Bezogen auf Kantenglätung 
Ps
Ich weiß bescheid das man trotz UHD auflösung AA braucht.


----------



## HisN (11. Januar 2019)

*AW: Was Glättet besser Full HD +DSR x4 oder Nativ Ultra HD 3840x2160**

Nativ ist ungeglättet, wie soll das mehr glätten?


----------



## Bert2007 (11. Januar 2019)

*AW: Was Glättet besser Full HD +DSR x4 oder Nativ Ultra HD 3840x2160**

du meist eher was ist schärfer oder? ganz klar uhd


----------



## Kevinderfrager23994 (11. Januar 2019)

*AW: Was Glättet besser Full HD +DSR x4 oder Nativ Ultra HD 3840x2160**

Ne meine eigentlich von der Kantenglätung her was sorgt für ein besseres AA Eine Native Höhere Auflösung oder Full HD Mit DSR was auf die selbe Auflösung kommt?


----------



## Kevinderfrager23994 (11. Januar 2019)

*AW: Was Glättet besser Full HD +DSR x4 oder Nativ Ultra HD 3840x2160**



HisN schrieb:


> Nativ ist ungeglättet, wie soll das mehr glätten?




Hab gehört Full hd mit 4x dsr was fake UHD ergibt glättet die kanten besser als Natives Ultra HD deswegen die frage ?


----------



## RawMangoJuli (11. Januar 2019)

*AW: Was Glättet besser Full HD +DSR x4 oder Nativ Ultra HD 3840x2160**

bei DSR/VSR wird das Bild in nativen UHD berechnet und dann auf FHD rerunterskaliert was die Kanten sehr gut glätten kann 

persönlich finde ich, das VSR (AMD) da einen bessern Job macht als DSR (Nvidia) 

aber, da du nach DSR fragst hast du sicherlich eine nvidia oder?
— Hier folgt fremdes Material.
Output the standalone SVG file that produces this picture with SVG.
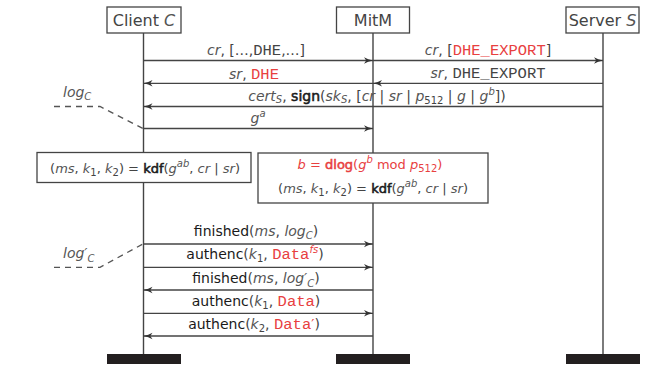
<svg xmlns="http://www.w3.org/2000/svg" width="662" height="391" viewBox="0 0 662 391">
<style>
  text { font-family: "DejaVu Sans", "Liberation Sans", sans-serif; fill: #444; }
  .t { font-size: 14px; text-anchor: middle; }
  .n { font-size: 13px; }
  .h { font-size: 16px; text-anchor: middle; }
  .i { font-style: italic; fill: #555; }
  .b { fill: #1a1a1a; stroke: #1a1a1a; stroke-width: 0.55; }
  .f { fill: #1a1a1a; }
  .m { font-family: "Liberation Mono", "DejaVu Sans Mono", monospace; font-size: 15.5px; }
  .r { fill: #e8403f; }
  .rb { fill: #e8403f; stroke: #e8403f; stroke-width: 0.55; }
  .s { font-size: 10px; }
  .box { fill: #fff; stroke: #444; stroke-width: 1.3; }
  .life { stroke: #444; stroke-width: 1.4; fill: none; }
  .bar { fill: #231f20; }
  .msg { stroke: #444; stroke-width: 1.3; fill: none; marker-end: url(#ah); }
  .dash { stroke: #555; stroke-width: 1.3; fill: none; stroke-dasharray: 6 5; }
</style>
<defs>
  <marker id="ah" markerUnits="userSpaceOnUse" markerWidth="10" markerHeight="8" refX="9" refY="4" orient="auto">
    <path d="M0,0.8 Q4,3 9,4 Q4,5 0,7.2 L2.2,4 z" fill="#333"/>
  </marker>
</defs>

<g id="client">
  <line class="life" x1="143.5" y1="33" x2="143.5" y2="354"/>
  <rect class="box" x="107" y="7" width="74" height="26"/>
  <text class="h" x="144" y="26">Client <tspan class="i" fill="#444">C</tspan></text>
  <rect class="bar" x="107" y="354" width="74" height="10"/>
</g>
<g id="mitm">
  <line class="life" x1="373" y1="33" x2="373" y2="354"/>
  <rect class="box" x="336.5" y="7" width="73" height="26"/>
  <text class="h" x="373" y="26">MitM</text>
  <rect class="bar" x="336" y="354" width="74" height="10"/>
</g>
<g id="server">
  <line class="life" x1="603" y1="33" x2="603" y2="354"/>
  <rect class="box" x="566" y="7" width="73" height="26"/>
  <text class="h" x="602.5" y="26">Server <tspan class="i" fill="#444">S</tspan></text>
  <rect class="bar" x="566" y="354" width="74" height="10"/>
</g>

<g id="connectors">
  <line class="msg" x1="143.5" y1="60.5" x2="373" y2="60.5"/>
  <line class="msg" x1="373" y1="60.5" x2="603" y2="60.5"/>
  <line class="msg" x1="603" y1="83.3" x2="373" y2="83.3"/>
  <line class="msg" x1="373" y1="83.3" x2="143.5" y2="83.3"/>
  <line class="msg" x1="603" y1="106.5" x2="143.5" y2="106.5"/>
  <line class="msg" x1="143.5" y1="128.5" x2="373" y2="128.5"/>
  <line class="msg" x1="143.5" y1="244" x2="373" y2="244"/>
  <line class="msg" x1="143.5" y1="267.3" x2="373" y2="267.3"/>
  <line class="msg" x1="373" y1="290" x2="143.5" y2="290"/>
  <line class="msg" x1="143.5" y1="313.3" x2="373" y2="313.3"/>
  <line class="msg" x1="373" y1="336" x2="143.5" y2="336"/>
  <path class="dash" d="M54,106.5 L100,106.5 L143,128.5"/>
  <path class="dash" d="M54,267.3 L100,267.3 L143,244"/>

  <text class="t" x="256" y="55"><tspan class="i">cr</tspan>, [&#8230;,<tspan class="m">DHE</tspan>,&#8230;]</text>
  <text class="t" x="488" y="55"><tspan class="i">cr</tspan>, [<tspan class="m r">DHE_EXPORT</tspan>]</text>
  <text class="t" x="254" y="79"><tspan class="i">sr</tspan>, <tspan class="m r">DHE</tspan></text>
  <text class="t" x="488" y="78"><tspan class="i">sr</tspan>, <tspan class="m">DHE_EXPORT</tspan></text>
  <text class="t" x="377" y="101"><tspan class="i">cert</tspan><tspan class="i s" baseline-shift="-2">S</tspan>, <tspan class="b">sign</tspan>(<tspan class="i">sk</tspan><tspan class="i s" baseline-shift="-2">S</tspan>, [<tspan class="i">cr</tspan> | <tspan class="i">sr</tspan> | <tspan class="i">p</tspan><tspan class="s" baseline-shift="-3">512</tspan> | <tspan class="i">g</tspan> | <tspan class="i">g</tspan><tspan class="i s" baseline-shift="6">b</tspan>])</text>
  <text class="t" x="258" y="123"><tspan class="i">g</tspan><tspan class="i s" baseline-shift="6">a</tspan></text>
  <text x="63" y="97" font-size="14"><tspan class="i">log</tspan><tspan class="i s" baseline-shift="-3">C</tspan></text>
  <text x="63" y="258" font-size="14"><tspan class="i">log&#8242;</tspan><tspan class="i s" baseline-shift="-4">C</tspan></text>

  <text class="t" x="256" y="236"><tspan class="f">finished</tspan>(<tspan class="i">ms</tspan>, <tspan class="i">log</tspan><tspan class="i s" baseline-shift="-3">C</tspan>)</text>
  <text class="t" x="255" y="259"><tspan class="f">authenc</tspan>(<tspan class="i">k</tspan><tspan class="s" baseline-shift="-3">1</tspan>, <tspan class="m r">Data</tspan><tspan class="i s r" baseline-shift="6">fs</tspan>)</text>
  <text class="t" x="256" y="283"><tspan class="f">finished</tspan>(<tspan class="i">ms</tspan>, <tspan class="i">log&#8242;</tspan><tspan class="i s" baseline-shift="-4">C</tspan>)</text>
  <text class="t" x="256" y="306"><tspan class="f">authenc</tspan>(<tspan class="i">k</tspan><tspan class="s" baseline-shift="-3">1</tspan>, <tspan class="m r">Data</tspan>)</text>
  <text class="t" x="254" y="329"><tspan class="f">authenc</tspan>(<tspan class="i">k</tspan><tspan class="s" baseline-shift="-3">2</tspan>, <tspan class="m r">Data</tspan><tspan class="r">&#8242;</tspan>)</text>
</g>

<g id="client-kdf">
  <rect class="box" x="37" y="152.5" width="214" height="30"/>
  <text class="t n" x="145" y="173">(<tspan class="i">ms</tspan>, <tspan class="i">k</tspan><tspan class="s" baseline-shift="-3">1</tspan>, <tspan class="i">k</tspan><tspan class="s" baseline-shift="-3">2</tspan>) = <tspan class="b">kdf</tspan>(<tspan class="i">g</tspan><tspan class="i s" baseline-shift="6">ab</tspan>, <tspan class="i">cr</tspan> | <tspan class="i">sr</tspan>)</text>
</g>
<g id="mitm-dlog">
  <rect class="box" x="258" y="153" width="230" height="50"/>
  <text class="t n r" x="370" y="169"><tspan class="i r">b</tspan> = <tspan class="rb">dlog</tspan>(<tspan class="i r">g</tspan><tspan class="i s r" baseline-shift="6">b</tspan> mod <tspan class="i r">p</tspan><tspan class="s r" baseline-shift="-3">512</tspan>)</text>
  <text class="t n" x="373" y="193">(<tspan class="i">ms</tspan>, <tspan class="i">k</tspan><tspan class="s" baseline-shift="-3">1</tspan>, <tspan class="i">k</tspan><tspan class="s" baseline-shift="-3">2</tspan>) = <tspan class="b">kdf</tspan>(<tspan class="i">g</tspan><tspan class="i s" baseline-shift="6">ab</tspan>, <tspan class="i">cr</tspan> | <tspan class="i">sr</tspan>)</text>
</g>
</svg>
und hast du nen FHD oder nen UHD Monitor?


----------



## Kevinderfrager23994 (11. Januar 2019)

*AW: Was Glättet besser Full HD +DSR x4 oder Nativ Ultra HD 3840x2160**



RawMangoJuli schrieb:


> bei DSR/VSR wird das Bild in nativen UHD berechnet und dann auf FHD rerunterskaliert was die Kanten sehr gut glätten kann
> 
> persönlich finde ich, das VSR (AMD) da einen bessern Job macht als DSR (Nvidia)
> 
> ...




Uhd Monitor 

Also ist die Kantenglätungs Qualität gleich egal ob Full HD mit 4x DSR oder Einfach nur Die native Auflösung Ultra HD ?


----------



## RawMangoJuli (11. Januar 2019)

*AW: Was Glättet besser Full HD +DSR x4 oder Nativ Ultra HD 3840x2160**

auf nem UHD Monitor kann man doch gar kein FHD DSR nutzen oder?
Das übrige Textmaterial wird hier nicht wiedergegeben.